Chrysaor’s deal for a package of Shell’s North Sea assets is a strong vote of confidence for the North Sea, Oil and Gas UK (OGUK) said.
The set includes Shell’s interests in Buzzard, Beryl, Bressay, Elgin-Franklin, J-Block, the Greater Armada cluster, Everest, Lomond and Erskine, plus a 10% stake in Schiehallion.
Upon completion of the sale, Shell will be left with the operatorship of five fields in the central and northern North Sea, and the ONEgas assets to the south. Its main non-operated assets include Clair, Schiehallion and Etap.
OGUK chief executive Deirdre Michie said: “Maintaining a diversity of operators in the region is crucial and we welcome Shell’s continued significant presence here as well as the arrival of new companies like Chrysaor.
“We also welcome Chrysaor’s intent to explore and invest in its new portfolio; this sends positive signals about the opportunities the UK’s offshore oil and gas basin has to offer.

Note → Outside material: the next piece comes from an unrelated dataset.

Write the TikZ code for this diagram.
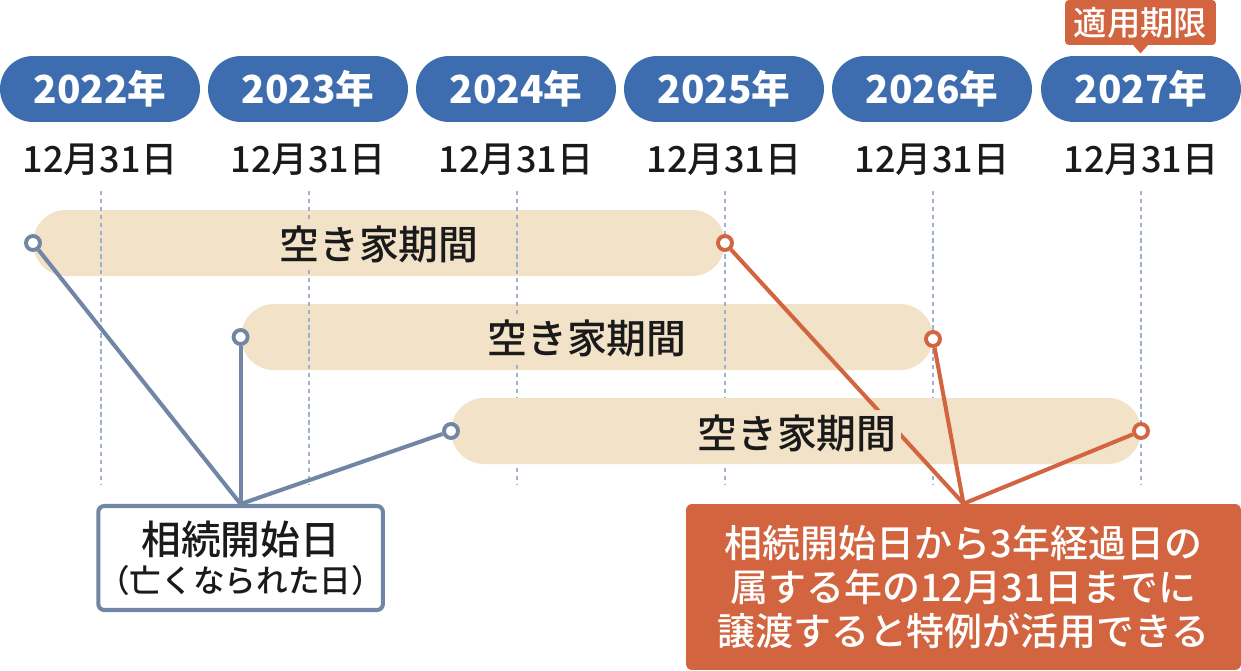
\documentclass[tikz,border=0pt]{standalone}
\usepackage{fontspec}
\setmainfont{Noto Sans CJK JP}
\newfontfamily\medfont{Noto Sans CJK JP Medium}
\usepackage{tikz}

\definecolor{yearblue}{HTML}{3D6DAF}
\definecolor{deadline}{HTML}{D2653F}
\definecolor{vacant}{HTML}{F2E2C8}
\definecolor{slate}{HTML}{7186A5}
\definecolor{gridblue}{HTML}{9FB2CC}
\definecolor{ink}{HTML}{1A1A1A}

\begin{document}
\begin{tikzpicture}[
    x=0.02cm, y=-0.02cm,
    yearpill/.style={fill=yearblue, text=white, rounded corners=0.66cm, minimum width=4cm, minimum height=1.32cm, inner sep=0pt, font=\fontsize{22}{24}\selectfont\bfseries},
    datelabel/.style={text=ink, inner sep=0pt, font=\medfont\fontsize{20.5}{24}\selectfont},
    vacantbar/.style={fill=vacant, rounded corners=0.66cm, minimum height=1.32cm, inner sep=0pt},
    vacantlabel/.style={fill=vacant, text=ink, inner xsep=2.5pt, inner ysep=0pt, minimum height=0.92cm, font=\medfont\fontsize{22.7}{24}\selectfont},
    startdot/.style={circle, draw=slate, fill=white, line width=2.2pt, minimum size=0.28cm, inner sep=0pt},
    enddot/.style={circle, draw=deadline, fill=white, line width=2.2pt, minimum size=0.28cm, inner sep=0pt},
    startline/.style={draw=slate, line width=2.3pt},
    endline/.style={draw=deadline, line width=2.3pt},
    gridline/.style={draw=gridblue, line width=1.3pt, dash pattern=on 2.5pt off 2pt}
]

\useasboundingbox (0,0) rectangle (1241,670);

\foreach \x/\year in {100/2022, 308/2023, 516/2024, 724/2025, 932/2026, 1141/2027} {
    \node[yearpill] (year\year) at (\x,89) {\year 年};
    \node[datelabel] (date\year) at (\x,160) {12月31日};
}

\foreach \x/\name in {101/a, 309/b, 517/c, 725/d, 933/e, 1141/f} {
    \coordinate (gridtop\name) at (\x,191);
    \coordinate (gridend\name) at (\x,484);
}

\node[vacantbar, minimum width=13.84cm] (bar1) at (379,243) {};
\node[vacantbar, minimum width=13.84cm] (bar2) at (587,337) {};

\foreach \name in {a,b,c,d,e,f} {
    \draw[gridline] (gridtop\name) -- (gridend\name);
}

\node[vacantbar, minimum width=13.80cm] (bar3) at (796,431) {};

\node[draw=slate, fill=white, line width=2.3pt, rounded corners=0.12cm, minimum width=5.66cm, minimum height=2.08cm, inner sep=0pt, align=center, text=ink] (heirbox) at (240.6,558) {{\medfont\fontsize{22.6}{26}\selectfont 相続開始日}\\[3pt]{\fontsize{18}{20}\selectfont\medfont （亡くなられた日）}};
\node[fill=deadline, text=white, rounded corners=0.12cm, minimum width=11.1cm, minimum height=3.32cm, inner sep=0pt, align=center, font=\medfont\fontsize{21.6}{25}\selectfont] (rulebox) at (963.5,587) {相続開始日から3年経過日の\\属する年の12月31日までに\\譲渡すると特例が活用できる};
\node[fill=deadline, text=white, rounded corners=0.08cm, minimum width=3.02cm, minimum height=0.9cm, inner sep=0pt, font=\medfont\fontsize{19}{22}\selectfont] (tag) at (1140.5,22.5) {適用期限};
\fill[deadline] (tag.south) ++(-8,-1) -- ++(16,0) -- ++(-8,9) -- cycle;

\node[startdot] (start1) at (33,243) {};
\node[startdot] (start2) at (240.6,337) {};
\node[startdot] (start3) at (451,431) {};
\node[enddot] (end1) at (725,243) {};
\node[enddot] (end2) at (933,339) {};
\node[enddot] (end3) at (1141,431) {};

\draw[startline] (start1) -- (heirbox.north);
\draw[startline] (start2) -- (heirbox.north);
\draw[startline] (start3) -- (heirbox.north);
\draw[endline] (end1) -- (rulebox.north);
\draw[endline] (end2) -- (rulebox.north);
\draw[endline] (end3) -- (rulebox.north);

\node[vacantlabel] (label1) at (379,244) {空き家期間};
\node[vacantlabel] (label2) at (587,338) {空き家期間};
\node[vacantlabel] (label3) at (797,433) {空き家期間};

\end{tikzpicture}
\end{document}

“This region still has the potential to yield many more millions of barrels of hydrocarbons, helping to meet the country’s primary energy needs, secure jobs and generate wealth for the economy.
“Following on from similar deals in recent months, the new activity that this transaction could generate will be good news for the sector’s supply chain across the UK, which has been severely impacted by the downturn.”